From planes, cars, trains, ships, and buses, they debouch upon the city in a breathless rush and scatter, squealing in awe and umbrage, clicking cameras, streaming through the narrow streets in their patterned sportshirts and J.C. Penney dresses like blind and anxious ants, hot on the trail of the unknown. There are bright clusters of them at Rockefeller Plaza, Greenwich Village, Fifth Avenue, crawling all over each other, going where the others go, seeing what the others see. The Battery. The United Nations. The Waldorf-Astoria. Scurrying about, chasing temptations, ogling heights, asking directions, bumping into each other, dropping parcels, taking bus tours, panicking at intersections, getting lost. Some find themselves on the subway while looking for the men's room. Some try to leap off the Empire State Building or photograph the burlesque shows, others get off at the wrong stop on the Third Avenue El and miss everything. They consume staggering quantities of egg rolls, shish kebab, knishes, French doughnuts, Hungarian goulash, oyster stew, and pizza pie, lick millions of postage stamps, trample hotel carpets to shreds, and wrinkle, stain, and burn holes in enough sheets to tent the nation. They get aroused by streetwalkers, maligned by cabdrivers, lectured in Union Square, sunburned at Coney Island, and raped in Central Park.
-pg. 165-6
This book begins after Supreme Court Justice William O Douglas granted the atom spies Julius and Ethel Rosenberg a stay of execution and ends three days later when they are put to death by electrocution. Although the events are real, Coover deviates wildly from the script of history, and in perhaps the most inspired decision of the book, allows then-Vice President Richard M. Nixon to narrate over half of the action, who, as a character, turns out to be a sweating, bumbling, fumbling, suspicious, paranoid, mess of a man, although ingeniously presented so as to provide the only real bit of pathos in the entire farce. Coover uses some funny gimmicks, the most prominent of which is that the idea of Uncle Sam is transformed into a flesh-and-blood superhero, kicking ass in Korea, fighting the Phantom, his ubiquitous Commie nemesis, all over the world, keeping the light of America alive at home, and generally directing the energies and excesses of the grandeur that is America towards life, liberty and the pursuit of un-American activities. A few of the others he shoehorns in right from the get-go are Time Magazine as the young Poet Laureate, the New York Times as some monument to which you make a pilgrimage, and, as above, the chaos and crass consumption that epitomizes Times Square serving as a totem for all that is hallowed in this America of Coover's imagination.

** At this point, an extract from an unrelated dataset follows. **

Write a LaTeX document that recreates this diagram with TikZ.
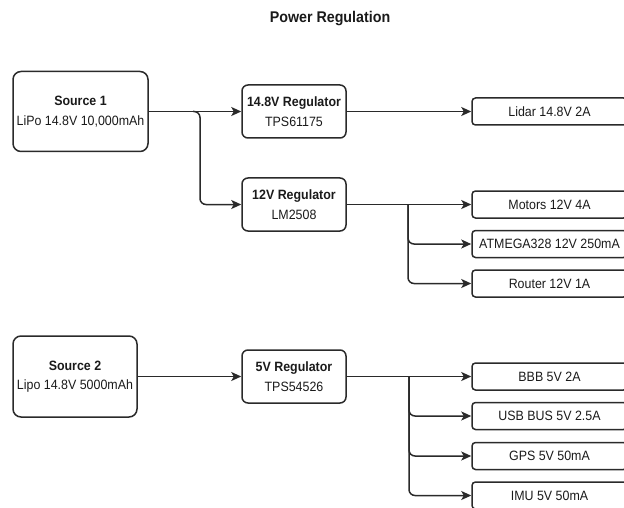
\documentclass[tikz,border=0pt]{standalone}
\usepackage{fontspec}
\setmainfont{Liberation Sans}[FakeStretch=0.92]
\usetikzlibrary{arrows.meta}
\definecolor{ln}{HTML}{2A2A2A}
\definecolor{tx}{HTML}{1A1A1A}
\tikzset{
  box/.style={draw=ln, line width=1.5pt, inner sep=0pt, align=center, text=tx,
    font=\fontsize{13.5}{19.5}\selectfont},
  srcbox/.style={box, rounded corners=8pt},
  regbox/.style={box, rounded corners=6pt, minimum width=104pt, minimum height=53pt},
  loadbox/.style={box, rounded corners=3.5pt, minimum width=155pt, minimum height=27pt},
  wire/.style={draw=ln, line width=1.5pt, rounded corners=6pt},
  arr/.style={wire, -{Stealth[length=10pt,width=9pt,inset=2.5pt]}},
}
\begin{document}
\begin{tikzpicture}[x=1pt,y=-1pt]
\useasboundingbox (0,0) rectangle (624,508);
\clip (0,0) rectangle (624,508);
\node[text=tx, font=\fontsize{15.5}{18}\selectfont\bfseries] (title) at (330,19) {Power Regulation};

\node[srcbox, minimum width=135pt, minimum height=80pt] (s1) at (80.5,111.5) {{\bfseries Source 1}\\LiPo 14.8V 10,000mAh};
\node[srcbox, minimum width=124pt, minimum height=81pt] (s2) at (75,376.5) {{\bfseries Source 2}\\Lipo 14.8V 5000mAh};

\node[regbox] (r148) at (294,111.5) {{\bfseries 14.8V Regulator}\\TPS61175};
\node[regbox] (r12) at (294,204.5) {{\bfseries 12V Regulator}\\LM2508};
\node[regbox] (r5) at (294,376.5) {{\bfseries 5V Regulator}\\TPS54526};

\node[loadbox] (lidar) at (549.5,111.5) {Lidar 14.8V 2A};
\node[loadbox] (motors) at (549.5,204.5) {Motors 12V 4A};
\node[loadbox] (atmega) at (549.5,244) {ATMEGA328 12V 250mA};
\node[loadbox] (router) at (549.5,283.5) {Router 12V 1A};
\node[loadbox] (bbb) at (549.5,376.5) {BBB 5V 2A};
\node[loadbox] (usb) at (549.5,416) {USB BUS 5V 2.5A};
\node[loadbox] (gps) at (549.5,456) {GPS 5V 50mA};
\node[loadbox] (imu) at (549.5,495.5) {IMU 5V 50mA};

\coordinate (b1) at (200,111.5);
\coordinate (b2) at (408,204.5);
\coordinate (b3) at (409,376.5);

\draw[arr] (s1.east) -- (r148.west);
\draw[arr] (b1) ++(-7,0) -- (b1) |- (r12.west);
\draw[arr] (r148.east) -- (lidar.west);

\draw[arr] (r12.east) -- (motors.west);
\draw[arr] (b2) |- (atmega.west);
\draw[arr] (b2) |- (router.west);

\draw[arr] (s2.east) -- (r5.west);
\draw[arr] (r5.east) -- (bbb.west);
\draw[arr] (b3) |- (usb.west);
\draw[arr] (b3) |- (gps.west);
\draw[arr] (b3) |- (imu.west);
\end{tikzpicture}
\end{document}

But is it so richly imagined? Is it, as it were, inspired? To say so would be to deny the ugliness of a reflection, to blame a mirror for its accuracy rather than because of its warp and wobble. For all the inventiveness thrown in, for every ridiculous exaggeration, there is an element of truth that clings and leaves a stink, like shit stuck on your shoe, and as the shit accrues, it becomes incredibly difficult not to be disturbed by this vision of America, by a vision of America that, while absurd, rings true.
The prose is both maddening and delightful; Coover has an ear for every carnival barker's braying voice, every Congressman's whinging cavil, every man on the street's pedestrian petulance, and he's got the poetry of the prurient press down pat. The most remarkable accretions of sheer language come spilling out of Uncle Sam's mouth, mashing all pioneers' ho-hum hokum platitudes, jingoism's jangly jargon, liberty's lies, democracy's delusions, and Coover lets it all hang out with respect to literary device. Snatches of plays, opera, and poetry infiltrate the text like spies, and language is--becomes--like some cold war, with beauty on the one side and ugliness on the other, seething in some not-truce because of mutually assured destruction, and at the center of it all is Tricky Dick's self-centered whining voice, plotting, doubting, going on mock offensives, falling back to lick old wounds, rallying to stand at center stage to declare: All life, all of it, is but a play within a play. And like any good American, he's convinced he's the main character.